WHAT IS REQUIRED →
Copy from the first line below down to and including the line with "tick_size = 21.5". Skip the pictures.

SUPPLIED INFORMATION →
_ _ _
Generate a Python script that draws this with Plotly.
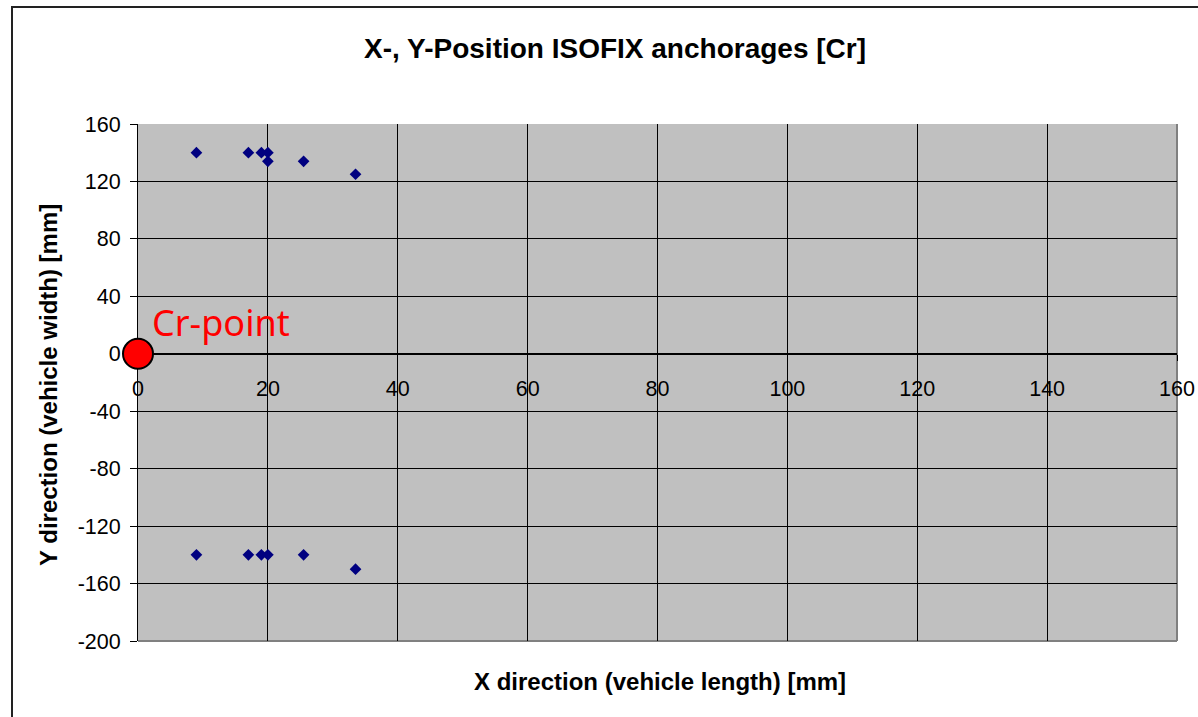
import plotly.graph_objects as go

# Data
upper_x = [9, 17, 19, 20, 20, 25.5, 33.5]
upper_y = [140, 140, 140, 140, 134, 134, 125]
lower_x = [9, 17, 19, 20, 25.5, 33.5]
lower_y = [-140, -140, -140, -140, -140, -150]
cr_x = [0]
cr_y = [0]
x_ticks = [0, 20, 40, 60, 80, 100, 120, 140, 160]
y_ticks = [-200, -160, -120, -80, -40, 0, 40, 80, 120, 160]

title_text = "X-, Y-Position ISOFIX anchorages [Cr]"
x_title = "X direction (vehicle length) [mm]"
y_title = "Y direction (vehicle width) [mm]"

# target screen positions of the plot area
SX0, SX1, SY0, SY1 = 138, 1177, 124, 641
pw, ph = SX1 - SX0, SY1 - SY0
L, T = SX0, SY0
W = 1198
H = 717
R = W - L - pw
B = H - T - ph

def px(xs):
    return (xs - SX0) / pw

def py(ys):
    return 1 - (ys - SY0) / ph

ymin, ymax = -200, 160
font = "Liberation Sans, Arial, sans-serif"
tick_size = 21.5

fig = go.Figure()
fig.add_trace(go.Scatter(
    x=upper_x + lower_x, y=upper_y + lower_y, mode="markers",
    marker=dict(symbol="diamond", size=9, color="#000080"),
    showlegend=False, cliponaxis=False))
fig.add_trace(go.Scatter(
    x=cr_x, y=cr_y, mode="markers",
    marker=dict(symbol="circle", size=30, color="#FF0000",
                line=dict(color="black", width=2)),
    showlegend=False, cliponaxis=False))

zero_pos = (0 - ymin) / (ymax - ymin)

fig.update_layout(
    width=W, height=H,
    margin=dict(l=L, r=R, t=T, b=B, autoexpand=False),
    paper_bgcolor="white", plot_bgcolor="#C0C0C0",
    font=dict(family=font, size=tick_size, color="black"),
    xaxis=dict(range=[0, 160], tickvals=x_ticks, ticktext=[str(v) for v in x_ticks],
               showgrid=True, gridcolor="black", gridwidth=1,
               zeroline=False, showline=True, linecolor="black", linewidth=1,
               ticks="outside", ticklen=6, tickcolor="black",
               anchor="free", position=zero_pos, ticklabelstandoff=9,
               ticklabeloverflow="allow", layer="below traces",
               tickfont=dict(family=font, size=tick_size)),
    yaxis=dict(range=[ymin, ymax], tickvals=y_ticks, ticktext=[str(v) for v in y_ticks],
               showgrid=True, gridcolor="black", gridwidth=1,
               zeroline=False, showline=True, linecolor="black", linewidth=1,
               ticks="outside", ticklen=7, tickcolor="black",
               ticklabelstandoff=5, layer="below traces",
               tickfont=dict(family=font, size=tick_size)),
    shapes=[
        dict(type="line", xref="paper", yref="paper", x0=0, x1=1, y0=0, y1=0,
             line=dict(color="#808080", width=2), layer="below"),
        dict(type="line", xref="paper", yref="paper", x0=1, x1=1, y0=0, y1=1,
             line=dict(color="#808080", width=2), layer="below"),
        dict(type="rect", xref="paper", yref="paper",
             x0=px(12), x1=px(1260), y0=py(760), y1=py(7),
             line=dict(color="#222222", width=2), layer="above"),
    ],
    annotations=[
        dict(text=f"<b>{title_text}</b>", xref="paper", yref="paper",
             x=px(615), y=py(48), xanchor="center", yanchor="middle",
             showarrow=False, font=dict(family=font, size=28, color="black")),
        dict(text=f"<b>{x_title}</b>", xref="paper", yref="paper",
             x=px(660), y=py(681), xanchor="center", yanchor="middle",
             showarrow=False, font=dict(family=font, size=24, color="black")),
        dict(text=f"<b>{y_title}</b>", xref="paper", yref="paper",
             x=px(48), y=py(385), xanchor="center", yanchor="middle", textangle=-90,
             showarrow=False, font=dict(family=font, size=24, color="black")),
        dict(text="Cr-point", xref="x", yref="y", x=1.8, y=22,
             xanchor="left", yanchor="middle", showarrow=False,
             font=dict(family="Noto Sans, sans-serif", size=36, color="#FF0000")),
    ],
)

fig.write_html(
    "out.html",
    config={"displayModeBar": False},
    post_script="document.body.style.margin='0';document.body.style.overflow='hidden';",
)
_ _ _
EXPECTED ANSWER →
Generate a Python script that draws this with Plotly.
import plotly.graph_objects as go

# Data
upper_x = [9, 17, 19, 20, 20, 25.5, 33.5]
upper_y = [140, 140, 140, 140, 134, 134, 125]
lower_x = [9, 17, 19, 20, 25.5, 33.5]
lower_y = [-140, -140, -140, -140, -140, -150]
cr_x = [0]
cr_y = [0]
x_ticks = [0, 20, 40, 60, 80, 100, 120, 140, 160]
y_ticks = [-200, -160, -120, -80, -40, 0, 40, 80, 120, 160]

title_text = "X-, Y-Position ISOFIX anchorages [Cr]"
x_title = "X direction (vehicle length) [mm]"
y_title = "Y direction (vehicle width) [mm]"

# target screen positions of the plot area
SX0, SX1, SY0, SY1 = 138, 1177, 124, 641
pw, ph = SX1 - SX0, SY1 - SY0
L, T = SX0, SY0
W = 1198
H = 717
R = W - L - pw
B = H - T - ph

def px(xs):
    return (xs - SX0) / pw

def py(ys):
    return 1 - (ys - SY0) / ph

ymin, ymax = -200, 160
font = "Liberation Sans, Arial, sans-serif"
tick_size = 21.5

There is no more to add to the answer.